The study, Evaluation of Potential Exposure to Metals in Laundered Shop Towels, said these elevated levels could result in worker exposures that exceed agency guidelines.

The towels could even introduce new metals that are not otherwise found in a facility, according to the study.

The study compared the estimated amounts of ingested metals to health-based criteria, including the criteria from the U.S. Environmental Protection Agency and the Agency for Toxic Substances and Disease Registry, a federal public health agency of the U.S. Department of Health and Human Services.

It found the worker using the typical amount of towels per day, would have an average exposure to seven metals (antimony, beryllium, cadmium, cobalt, copper, lead and molybdenum) that may exceed health-based exposure guidelines set by U.S. agencies.

Workers cannot see, smell or feel heavy metal contaminants on laundered shop towels. They are not aware the towels could contain elevated levels of tiny metal particles. Workers who touch towels with their hands may unknowingly transfer these metals from their hands to their mouths, according to Gradient.

Across industries, workers use laundered shop towels for wiping equipment as well as their hands and faces. Industrial launderers then collect the towels from different workplaces, wash them together and send them out again for use by the same or other businesses, said Gradient.

"Manufacturers face an unexpected worker exposure issue: Workers using just one or two shop towels a day may be exposed to elevated levels of heavy metals, compared to health-based exposure guidelines," said Barbara Beck, a principal at Gradient. "Without knowing it, manufacturing workers may be ingesting certain heavy metals at elevated levels from this unexpected source.

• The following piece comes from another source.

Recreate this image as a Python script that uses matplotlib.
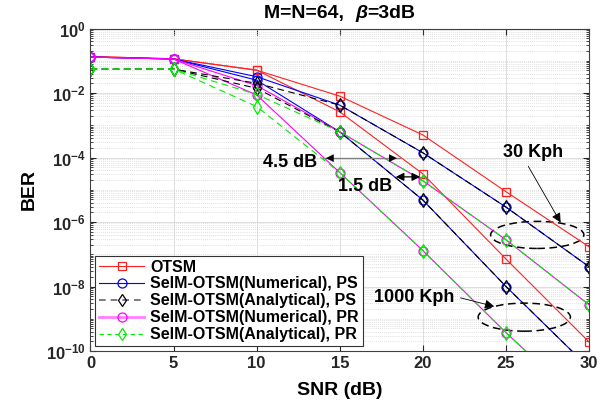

For some of these metals, the amounts ingested may be greater than allowed in drinking water on a daily basis. Because towels are used and then laundered multiple times and are often delivered to different companies each time, workers may even be exposed to metals that do not otherwise exist in their work environment."

The study was commissioned by Kimberly-Clark Professional. Researchers analyzed data from laundered shop towels submitted by 26 North American companies across various manufacturing industries.